>>>
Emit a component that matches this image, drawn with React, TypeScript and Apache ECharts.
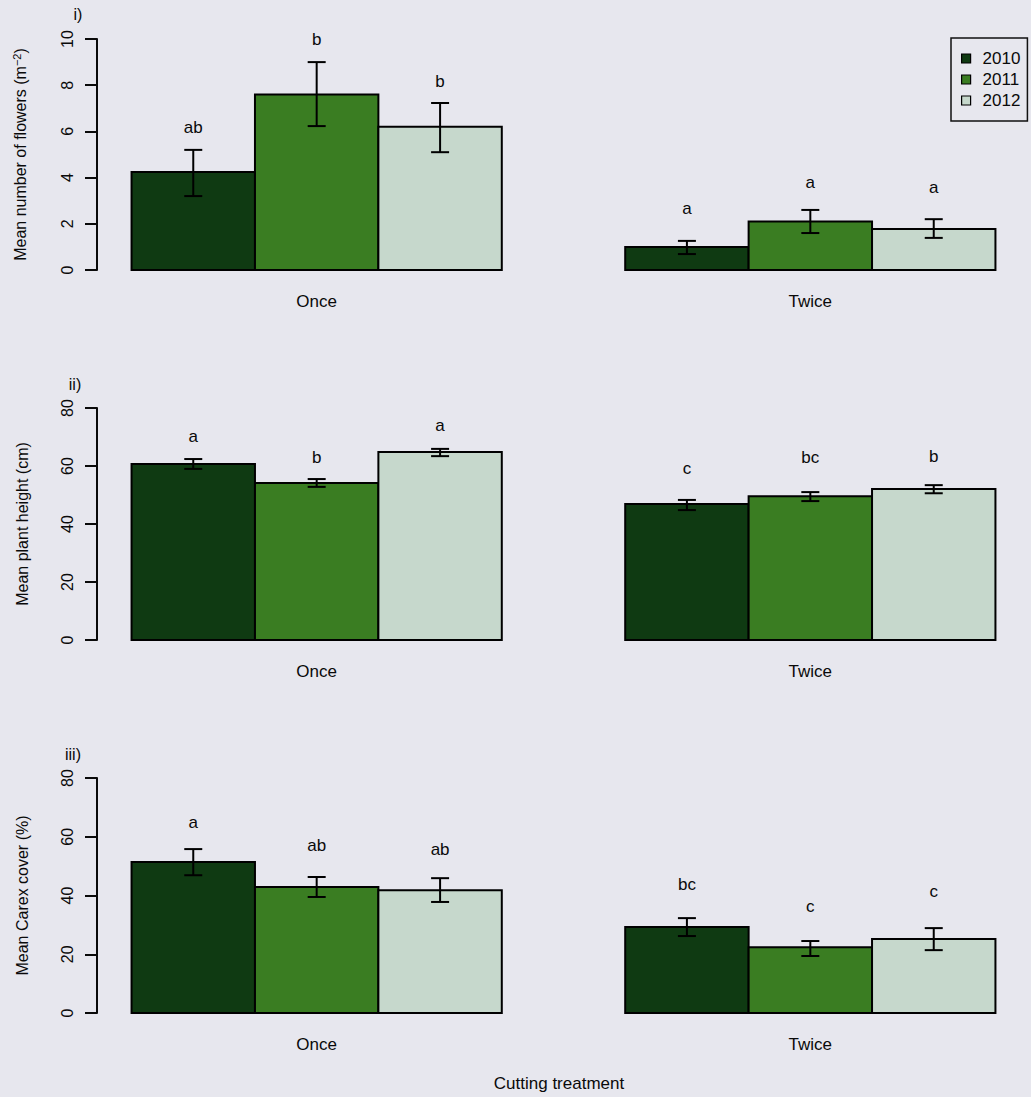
import React, { useEffect, useRef } from "react";
import * as echarts from "echarts";

// ---- data ----
const years = ["2010", "2011", "2012"];
const treatments = ["Once", "Twice"];
const yearColors = ["#0f3a12", "#3a7d22", "#c6d8cc"];

// Panel i) Mean number of flowers (m^-2): [Once, Twice]
const flowersMean = [[4.24, 1.0], [7.6, 2.1], [6.2, 1.77]];
const flowersLo = [[3.2, 0.69], [6.23, 1.6], [5.1, 1.39]];
const flowersHi = [[5.2, 1.26], [9.0, 2.6], [7.23, 2.2]];
const flowersLetters = [["ab", "a"], ["b", "a"], ["b", "a"]];
const flowersLetterY = [[6.15, 2.68], [10.0, 3.77], [8.18, 3.55]];

// Panel ii) Mean plant height (cm)
const heightMean = [[60.7, 46.9], [54.1, 49.6], [64.8, 52.1]];
const heightLo = [[59.0, 44.8], [52.8, 47.9], [63.4, 50.6]];
const heightHi = [[62.4, 48.3], [55.5, 51.0], [65.9, 53.4]];
const heightLetters = [["a", "c"], ["b", "bc"], ["a", "b"]];
const heightLetterY = [[70.3, 59.3], [63.1, 62.8], [73.8, 63.4]];

// Panel iii) Mean Carex cover (%)
const coverMean = [[51.4, 29.3], [42.9, 22.4], [41.8, 25.2]];
const coverLo = [[46.9, 26.2], [39.5, 19.4], [37.8, 21.4]];
const coverHi = [[55.8, 32.3], [46.3, 24.5], [45.9, 28.9]];
const coverLetters = [["a", "bc"], ["ab", "c"], ["ab", "c"]];
const coverLetterY = [[65.0, 43.6], [56.9, 36.4], [55.5, 41.2]];

const yTicks1 = { min: 0, max: 10, interval: 2 };
const yTicks2 = { min: 0, max: 80, interval: 20 };
const yTicks3 = { min: 0, max: 80, interval: 20 };

const FONT = "'Liberation Sans', Arial, Helvetica, sans-serif";
const INK = "#0a0a0a";

const panels = [
  {
    tag: "i)",
    name: "Mean number of flowers (m{sup|−2})",
    ticks: yTicks1,
    mean: flowersMean, lo: flowersLo, hi: flowersHi,
    letters: flowersLetters, letterY: flowersLetterY,
    grid: { top: 39, height: 231 },
    tagPos: [78, 14],
  },
  {
    tag: "ii)",
    name: "Mean plant height (cm)",
    ticks: yTicks2,
    mean: heightMean, lo: heightLo, hi: heightHi,
    letters: heightLetters, letterY: heightLetterY,
    grid: { top: 408, height: 232 },
    tagPos: [75, 384],
  },
  {
    tag: "iii)",
    name: "Mean Carex cover (%)",
    ticks: yTicks3,
    mean: coverMean, lo: coverLo, hi: coverHi,
    letters: coverLetters, letterY: coverLetterY,
    grid: { top: 778, height: 235 },
    tagPos: [73, 754],
  },
];

// R barplot layout: bar width 1, space c(0,1) -> groups start at 1 and 5
const barLeft = (ti: number, yi: number) => 1 + ti * 4 + yi;
const groupCenter = (ti: number) => 1 + ti * 4 + years.length / 2;

function buildOption() {
  const grids: any[] = [];
  const xAxes: any[] = [];
  const yAxes: any[] = [];
  const series: any[] = [];
  const graphics: any[] = [];

  panels.forEach((p, pi) => {
    grids.push({ left: 97, width: 933, top: p.grid.top, height: p.grid.height });
    const centers = treatments.map((_, ti) => groupCenter(ti));
    xAxes.push({
      gridIndex: pi,
      type: "value",
      min: 0.72,
      max: 8.28,
      axisLine: { show: false },
      axisTick: { show: false },
      splitLine: { show: false },
      axisLabel: {
        show: true,
        customValues: centers,
        formatter: (v: number) => {
          const i = centers.findIndex((c) => Math.abs(c - v) < 1e-6);
          return i >= 0 ? treatments[i] : "";
        },
        fontSize: 17,
        color: INK,
        fontFamily: FONT,
        margin: 23,
      },
    });
    yAxes.push({
      gridIndex: pi,
      type: "value",
      min: p.ticks.min,
      max: p.ticks.max,
      interval: p.ticks.interval,
      axisLine: { show: true, lineStyle: { color: INK, width: 2 } },
      axisTick: { show: true, length: 12, lineStyle: { color: INK, width: 2 } },
      splitLine: { show: false },
      axisLabel: { rotate: 90, fontSize: 16, color: INK, fontFamily: FONT, margin: 22 },
      name: p.name,
      nameLocation: "middle",
      nameGap: 67,
      nameTextStyle: {
        fontSize: 16,
        color: INK,
        fontFamily: FONT,
        rich: { sup: { fontSize: 11, color: INK, fontFamily: FONT, padding: [0, 0, 8, 0] } },
      },
    });

    years.forEach((yr, yi) => {
      const data = treatments.map((_, ti) => [
        barLeft(ti, yi),
        p.mean[yi][ti],
        p.lo[yi][ti],
        p.hi[yi][ti],
        p.letterY[yi][ti],
      ]);
      series.push({
        type: "custom",
        name: yr,
        xAxisIndex: pi,
        yAxisIndex: pi,
        itemStyle: { color: yearColors[yi], borderColor: "#000", borderWidth: 1.5 },
        data,
        renderItem: (params: any, api: any) => {
          const x0 = api.value(0);
          const v = api.value(1);
          const lo = api.value(2);
          const hi = api.value(3);
          const ly = api.value(4);
          const tl = api.coord([x0, v]);
          const br = api.coord([x0 + 1, 0]);
          const xc = api.coord([x0 + 0.5, 0])[0];
          const yl = api.coord([x0, lo])[1];
          const yh = api.coord([x0, hi])[1];
          const lp = api.coord([x0 + 0.5, ly]);
          const cap = 9;
          const ls = { stroke: "#000", lineWidth: 2 };
          return {
            type: "group",
            children: [
              {
                type: "rect",
                shape: { x: tl[0], y: tl[1], width: br[0] - tl[0], height: br[1] - tl[1] },
                style: { fill: yearColors[yi], stroke: "#000", lineWidth: 2 },
              },
              { type: "line", shape: { x1: xc, y1: yl, x2: xc, y2: yh }, style: ls },
              { type: "line", shape: { x1: xc - cap, y1: yl, x2: xc + cap, y2: yl }, style: ls },
              { type: "line", shape: { x1: xc - cap, y1: yh, x2: xc + cap, y2: yh }, style: ls },
              {
                type: "text",
                x: lp[0],
                y: lp[1],
                style: {
                  text: p.letters[yi][params.dataIndex],
                  fill: INK,
                  font: `17px ${FONT}`,
                  align: "center",
                  verticalAlign: "middle",
                },
              },
            ],
          };
        },
      });
    });

    graphics.push({
      type: "text",
      x: p.tagPos[0],
      y: p.tagPos[1],
      style: { text: p.tag, fill: INK, font: `16px ${FONT}`, align: "center", verticalAlign: "middle" },
    });
  });

  graphics.push({
    type: "text",
    x: 559,
    y: 1083,
    style: {
      text: "Cutting treatment",
      fill: INK,
      font: `17px ${FONT}`,
      align: "center",
      verticalAlign: "middle",
    },
  });

  return {
    animation: false,
    backgroundColor: "#e7e7ee",
    grid: grids,
    xAxis: xAxes,
    yAxis: yAxes,
    series,
    graphic: graphics,
    legend: {
      data: years,
      orient: "vertical",
      left: 951,
      top: 38,
      icon: "rect",
      itemWidth: 9,
      itemHeight: 9,
      itemGap: 4,
      itemStyle: { borderColor: "#000", borderWidth: 1.2 },
      padding: [12, 7, 12, 10],
      borderColor: "#111",
      borderWidth: 1.5,
      selectedMode: false,
      textStyle: { fontSize: 17, color: INK, fontFamily: FONT, lineHeight: 17, padding: [0, 0, 0, 7] },
    },
  };
}

export default function App() {
  const ref = useRef<HTMLDivElement>(null);
  useEffect(() => {
    if (!ref.current) return;
    const chart = echarts.init(ref.current, null, { renderer: "svg" });
    chart.setOption(buildOption() as any);
    return () => chart.dispose();
  }, []);
  return (
    <div
      ref={ref}
      style={{ position: "absolute", left: 0, top: 0, width: 1031, height: 1097 }}
    />
  );
}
<<<
YOUR GOAL — Exactly restate the lines from the beginning of the data through the line with "import * as", and no others, keeping pictures out.

RESPONSE —
Emit a component that matches this image, drawn with React, TypeScript and Apache ECharts.
import React, { useEffect, useRef } from "react";
import * as echarts from "echarts";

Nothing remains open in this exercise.